DATA

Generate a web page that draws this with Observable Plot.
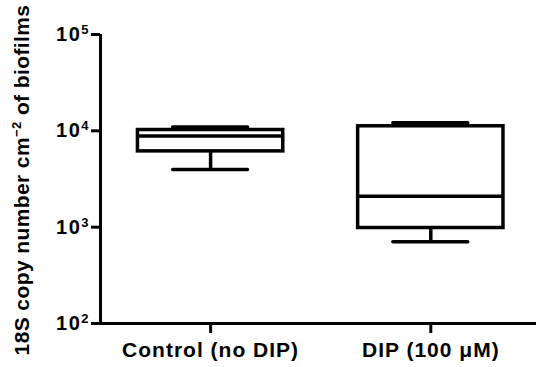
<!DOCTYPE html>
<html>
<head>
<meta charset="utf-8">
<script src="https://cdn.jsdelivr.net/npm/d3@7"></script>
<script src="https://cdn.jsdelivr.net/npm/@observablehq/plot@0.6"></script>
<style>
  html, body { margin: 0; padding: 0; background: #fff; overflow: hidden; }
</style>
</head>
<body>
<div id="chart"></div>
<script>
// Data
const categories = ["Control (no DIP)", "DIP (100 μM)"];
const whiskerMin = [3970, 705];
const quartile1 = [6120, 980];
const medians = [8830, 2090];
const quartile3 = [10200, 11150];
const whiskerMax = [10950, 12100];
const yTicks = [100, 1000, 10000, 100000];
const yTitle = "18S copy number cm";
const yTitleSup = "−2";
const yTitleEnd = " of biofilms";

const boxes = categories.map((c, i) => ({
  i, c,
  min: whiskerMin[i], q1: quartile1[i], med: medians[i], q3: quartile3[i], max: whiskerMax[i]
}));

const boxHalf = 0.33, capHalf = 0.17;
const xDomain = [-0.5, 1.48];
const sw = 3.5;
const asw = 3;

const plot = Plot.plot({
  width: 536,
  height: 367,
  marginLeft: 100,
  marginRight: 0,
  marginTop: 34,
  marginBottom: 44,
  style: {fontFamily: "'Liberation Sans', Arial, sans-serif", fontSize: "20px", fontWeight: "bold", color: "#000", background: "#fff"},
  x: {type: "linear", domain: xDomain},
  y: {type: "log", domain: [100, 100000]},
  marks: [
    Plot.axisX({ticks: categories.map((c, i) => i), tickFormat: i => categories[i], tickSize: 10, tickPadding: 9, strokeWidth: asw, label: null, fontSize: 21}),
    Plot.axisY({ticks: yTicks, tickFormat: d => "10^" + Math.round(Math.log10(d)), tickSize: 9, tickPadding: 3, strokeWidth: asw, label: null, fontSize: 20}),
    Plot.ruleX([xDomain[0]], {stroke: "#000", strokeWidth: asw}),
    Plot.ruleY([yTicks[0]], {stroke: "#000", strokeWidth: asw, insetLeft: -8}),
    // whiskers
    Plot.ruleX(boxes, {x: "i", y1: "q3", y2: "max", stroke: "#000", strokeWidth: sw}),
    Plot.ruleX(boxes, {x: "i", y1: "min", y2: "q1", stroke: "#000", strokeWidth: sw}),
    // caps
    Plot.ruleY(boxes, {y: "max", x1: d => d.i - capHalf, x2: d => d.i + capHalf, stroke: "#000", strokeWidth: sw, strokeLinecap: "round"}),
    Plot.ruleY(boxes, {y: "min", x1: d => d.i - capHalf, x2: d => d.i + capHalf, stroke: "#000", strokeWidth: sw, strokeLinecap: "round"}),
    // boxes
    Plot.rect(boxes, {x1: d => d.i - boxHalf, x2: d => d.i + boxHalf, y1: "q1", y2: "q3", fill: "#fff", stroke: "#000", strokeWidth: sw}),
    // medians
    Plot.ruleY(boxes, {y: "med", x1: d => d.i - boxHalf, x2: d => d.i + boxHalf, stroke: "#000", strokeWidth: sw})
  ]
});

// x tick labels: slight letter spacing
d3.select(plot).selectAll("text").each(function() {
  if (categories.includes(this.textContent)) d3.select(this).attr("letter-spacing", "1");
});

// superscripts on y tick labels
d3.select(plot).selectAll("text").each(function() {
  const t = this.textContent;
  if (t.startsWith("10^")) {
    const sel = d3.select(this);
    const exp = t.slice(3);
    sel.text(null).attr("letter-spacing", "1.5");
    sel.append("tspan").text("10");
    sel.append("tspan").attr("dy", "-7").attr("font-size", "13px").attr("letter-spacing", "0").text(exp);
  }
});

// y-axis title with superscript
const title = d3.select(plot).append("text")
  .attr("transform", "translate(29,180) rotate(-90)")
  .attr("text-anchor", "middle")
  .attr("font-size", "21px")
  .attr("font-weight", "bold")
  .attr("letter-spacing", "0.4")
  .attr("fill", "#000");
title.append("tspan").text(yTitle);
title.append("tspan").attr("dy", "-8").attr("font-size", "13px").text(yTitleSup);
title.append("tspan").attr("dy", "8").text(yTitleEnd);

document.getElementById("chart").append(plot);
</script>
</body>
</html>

GIVEN TASK
Write the full listing out again with every line unchanged, but include no pictures.

RESULT OF THIS EXERCISE
Generate a web page that draws this with Observable Plot.
<!DOCTYPE html>
<html>
<head>
<meta charset="utf-8">
<script src="https://cdn.jsdelivr.net/npm/d3@7"></script>
<script src="https://cdn.jsdelivr.net/npm/@observablehq/plot@0.6"></script>
<style>
  html, body { margin: 0; padding: 0; background: #fff; overflow: hidden; }
</style>
</head>
<body>
<div id="chart"></div>
<script>
// Data
const categories = ["Control (no DIP)", "DIP (100 μM)"];
const whiskerMin = [3970, 705];
const quartile1 = [6120, 980];
const medians = [8830, 2090];
const quartile3 = [10200, 11150];
const whiskerMax = [10950, 12100];
const yTicks = [100, 1000, 10000, 100000];
const yTitle = "18S copy number cm";
const yTitleSup = "−2";
const yTitleEnd = " of biofilms";

const boxes = categories.map((c, i) => ({
  i, c,
  min: whiskerMin[i], q1: quartile1[i], med: medians[i], q3: quartile3[i], max: whiskerMax[i]
}));

const boxHalf = 0.33, capHalf = 0.17;
const xDomain = [-0.5, 1.48];
const sw = 3.5;
const asw = 3;

const plot = Plot.plot({
  width: 536,
  height: 367,
  marginLeft: 100,
  marginRight: 0,
  marginTop: 34,
  marginBottom: 44,
  style: {fontFamily: "'Liberation Sans', Arial, sans-serif", fontSize: "20px", fontWeight: "bold", color: "#000", background: "#fff"},
  x: {type: "linear", domain: xDomain},
  y: {type: "log", domain: [100, 100000]},
  marks: [
    Plot.axisX({ticks: categories.map((c, i) => i), tickFormat: i => categories[i], tickSize: 10, tickPadding: 9, strokeWidth: asw, label: null, fontSize: 21}),
    Plot.axisY({ticks: yTicks, tickFormat: d => "10^" + Math.round(Math.log10(d)), tickSize: 9, tickPadding: 3, strokeWidth: asw, label: null, fontSize: 20}),
    Plot.ruleX([xDomain[0]], {stroke: "#000", strokeWidth: asw}),
    Plot.ruleY([yTicks[0]], {stroke: "#000", strokeWidth: asw, insetLeft: -8}),
    // whiskers
    Plot.ruleX(boxes, {x: "i", y1: "q3", y2: "max", stroke: "#000", strokeWidth: sw}),
    Plot.ruleX(boxes, {x: "i", y1: "min", y2: "q1", stroke: "#000", strokeWidth: sw}),
    // caps
    Plot.ruleY(boxes, {y: "max", x1: d => d.i - capHalf, x2: d => d.i + capHalf, stroke: "#000", strokeWidth: sw, strokeLinecap: "round"}),
    Plot.ruleY(boxes, {y: "min", x1: d => d.i - capHalf, x2: d => d.i + capHalf, stroke: "#000", strokeWidth: sw, strokeLinecap: "round"}),
    // boxes
    Plot.rect(boxes, {x1: d => d.i - boxHalf, x2: d => d.i + boxHalf, y1: "q1", y2: "q3", fill: "#fff", stroke: "#000", strokeWidth: sw}),
    // medians
    Plot.ruleY(boxes, {y: "med", x1: d => d.i - boxHalf, x2: d => d.i + boxHalf, stroke: "#000", strokeWidth: sw})
  ]
});

// x tick labels: slight letter spacing
d3.select(plot).selectAll("text").each(function() {
  if (categories.includes(this.textContent)) d3.select(this).attr("letter-spacing", "1");
});

// superscripts on y tick labels
d3.select(plot).selectAll("text").each(function() {
  const t = this.textContent;
  if (t.startsWith("10^")) {
    const sel = d3.select(this);
    const exp = t.slice(3);
    sel.text(null).attr("letter-spacing", "1.5");
    sel.append("tspan").text("10");
    sel.append("tspan").attr("dy", "-7").attr("font-size", "13px").attr("letter-spacing", "0").text(exp);
  }
});

// y-axis title with superscript
const title = d3.select(plot).append("text")
  .attr("transform", "translate(29,180) rotate(-90)")
  .attr("text-anchor", "middle")
  .attr("font-size", "21px")
  .attr("font-weight", "bold")
  .attr("letter-spacing", "0.4")
  .attr("fill", "#000");
title.append("tspan").text(yTitle);
title.append("tspan").attr("dy", "-8").attr("font-size", "13px").text(yTitleSup);
title.append("tspan").attr("dy", "8").text(yTitleEnd);

document.getElementById("chart").append(plot);
</script>
</body>
</html>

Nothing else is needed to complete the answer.